Let me share a short story which is my best way to express what I mean to say.
17 I was rape (no need for details) After that I left the party scene, I guess as part of the trauma. Any way I was assualted several times after. I felt guilt for years. But the fact of the matter, I know I am more vulnerable then most, A giddy, 5.2, gullible young lady makes good prey. Let say I was a squirrel and one day I decided I wanted to be a lion. To do this I wanted to understand what I can do to become so, so I educate myself, because I can't force education on others, so I train in martial arts, because I cannot guarantee someone wont approach me with violence. I can't control other people but I make myself something other then prey.
I wish it could be different but its not. I hope this does not make you feel at fault in anyway I do not intend that. I suggest you talk to other professionals to decide whether you have the option to press charges or something else.
Another story to tell:
I known this guy for 3 years, I knew him from going on occasional small parties. I always go with my bf or a friend to keep an eye on me as a learned habit. He has made it clear that he was into me from the start but I let him know I was not interested and am in a relationship.
One day he invited me over to pick up some tools I needed and told his wife was there and we could all have a beer. I said sure, but I would have to hang out for a bit so I do not drive intoxicated (I do not recommend this, I know my body weight allows one drink before reaching the limit so I always wait just in case.) He said sure. When I get there he says the kids are asleep with his wife. So we drank by the car (first yellow flag), then he invites me in for a bit (red flag) but I figured I would be fine since I can defend myself now. One beer turned to two. And he started confessing he loved me. Which I thought was ridiculous so I asked "Are you sure you love me, or are your alternative motives getting the best of you?" He then gets angry, and tries to argue his case. Then he grabs me from behind and hold me tight. I used a technique I learned to push his arms out enough to slide under his arms, use my hips to push him back and turn quickly into fighting stance and I punch him in the rib (but not to hard because I was not sure what he was intending to do). I am sure I looked terrified but prepared.

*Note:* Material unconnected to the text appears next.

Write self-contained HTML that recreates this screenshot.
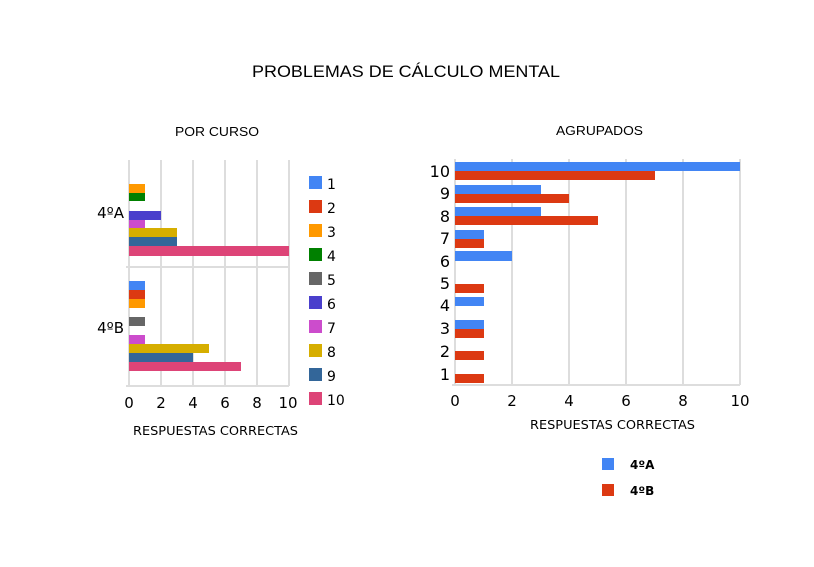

He looked like he felt bad, and tried to play it of as a joke, which may be. Either way I felt empowered. There were many things I should have seen as a threat, but now I feel less threatened and more free to hang out with male friends because I know I can defend myself.
Hope this helps and does not make you feel worst,[DOUBLEPOST=1400629910,1400629668][/DOUBLEPOST]Be patient and understanding with yourself. I am sorry you are dealing with this.